Similarly, on December 11, 2019, the House, began the investigation of the decadence of infrastructure at the Apapa and Tin Can Island Ports and the roads leading to the ports in Lagos, causing Nigeria to lose N600bn revenue monthly.

“The House on November 27, 2019, also investigated the collapse of the Delta Steel Company built with $1.89bn.

“In the same vein, on November 21, 2019, the House started an investigation of the Federal Ministry of Transportation and the Nigerian Maritime Administration and Safety Agency over a contract entered into on behalf of Nigeria with a foreign private company, HLS International Limited, for the supply of certain security and surveillance equipment and systems to the tune of $214,830,000, including $195,300,000 for the actual contract and an additional $19,530,000 NIMASA agreed to pay to HLSI for ‘Management Training Consideration.’

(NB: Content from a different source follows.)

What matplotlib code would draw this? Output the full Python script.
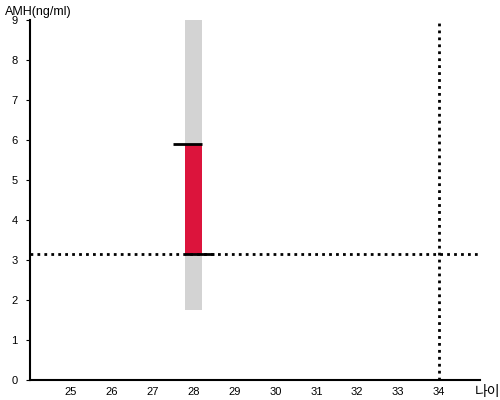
import matplotlib.pyplot as plt

plt.rcParams['font.family'] = ['Liberation Sans', 'Noto Sans CJK KR', 'DejaVu Sans']

# datos
edad = 28
rango_min, rango_max = 1.75, 9.0       # rango gris
valor_bajo, valor_alto = 3.15, 5.9     # barra roja
edad_ref = 34
amh_ref = 3.15
x_ticks = [25, 26, 27, 28, 29, 30, 31, 32, 33, 34]
y_ticks = [0, 1, 2, 3, 4, 5, 6, 7, 8, 9]

fig = plt.figure(figsize=(5, 4), dpi=100)
ax = fig.add_axes([0.06, 0.05, 0.90, 0.90])

ax.bar(edad, rango_max - rango_min, bottom=rango_min, width=0.4, color='#d3d3d3', zorder=1)
ax.bar(edad, valor_alto - valor_bajo, bottom=valor_bajo, width=0.4, color='#dc143c', zorder=2)
ax.plot([edad - 0.5, edad + 0.2], [valor_alto, valor_alto], color='black', lw=2,
        solid_capstyle='butt', zorder=3)
ax.plot([edad - 0.2, edad + 0.5], [valor_bajo, valor_bajo], color='black', lw=2,
        solid_capstyle='butt', zorder=3)

ax.axhline(amh_ref, color='black', ls=(0, (1, 1.5)), lw=2, zorder=4)
ax.axvline(edad_ref, color='black', ls=(0, (1, 1.5)), lw=2, zorder=4)

ax.set_xlim(24, 35)
ax.set_ylim(0, 9)
ax.set_xticks(x_ticks)
ax.set_yticks(y_ticks)
ax.tick_params(axis='x', length=0, labelsize=8, pad=5)
ax.tick_params(axis='y', length=3, labelsize=8, pad=6)
for s in ['top', 'right']:
    ax.spines[s].set_visible(False)
ax.spines['left'].set_linewidth(1.5)
ax.spines['bottom'].set_linewidth(1.5)

fig.text(0.01, 0.97, 'AMH(ng/ml)', fontsize=9, va='center')
fig.text(0.95, 0.02, '나이', fontsize=10, va='center')

fig.savefig('out.png', dpi=100)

“Time and space will fail us to mention the November 21, 2019 probe into the ‘Turn Around Maintenance’ of the petroleum refineries in Port Harcourt, Warri and Kaduna within four years, costing a total sum of $396.33m and the November 2019 joint Senate and House Committee on Niger Delta Development Commission probe of the Federal Government and 17 local and international oil companies over their indebtedness to the NDDC to the tune of N72bn and $73m, while the Federal Government alone owed NDDC N1.2tn, among other inconclusive investigations.

“The CNPP is therefore convinced that the current probe of NNPC Limited and the for investigation of missing 149m crude will equally by fruitless and no person will be prosecuted as demanded by SERAP in the missing crude oil case as President Muhammadu Buhari cannot investigate himself neither can he arrest any loyal member of the ruling APC”, the CNPP stated.